Havia também esperanças de que a presidência alemã impulsionaria o diálogo entre a Grécia e a Turquia no Mediterrâneo oriental. Até agora, porém, não houve sucesso. A Alemanha falhou como mediadora?

Já existem sanções da UE que foram ampliadas novamente no Conselho Europeu de dezembro. Elas se destinam especificamente a pessoas e empresas envolvidas na exploração ilegal de gás.

Para reduzir essa escalada, cabe agora à Turquia dar passos que promovam credibilidade. Nas últimas semanas e meses, temos visto sinais claros de trégua por parte da Turquia. Mas, infelizmente, sempre havia novas provocações direcionadas. Isso tem que acabar. Nossa disposição em oferecer uma agenda positiva em nossos relacionamentos continua sobre a mesa.

A presidência alemã do Conselho fez dos direitos humanos uma prioridade. Ao mesmo tempo, busca-se um lucrativo acordo de investimentos com a China. Isso não o preocupa?

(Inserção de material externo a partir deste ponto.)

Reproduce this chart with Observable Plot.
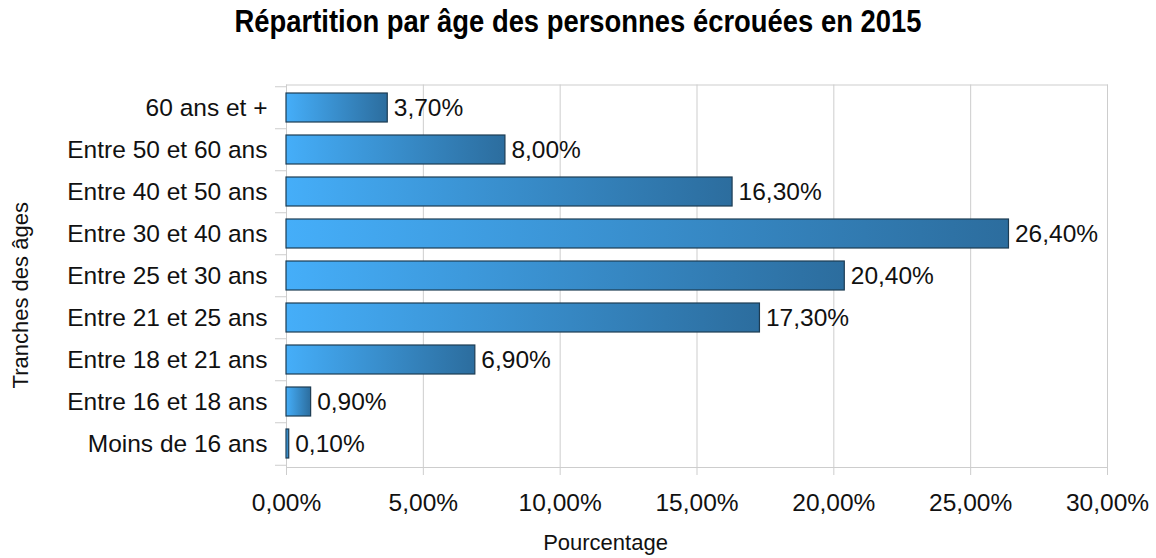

Nas negociações sobre um acordo de investimentos entre a UE e a China, o principal objetivo é criar condições justas de acesso ao mercado. Queremos que as empresas alemãs e europeias tenham igual acesso ao mercado chinês; isso não deve ser uma via de mão única. E trata-se também da proteção dos direitos dos empregados e de padrões de sustentabilidade. Para nós, esses são pré-requisitos. Além disso, continuamos a abordar bilateralmente e com grande clareza com a China o tema das violações dos direitos humanos.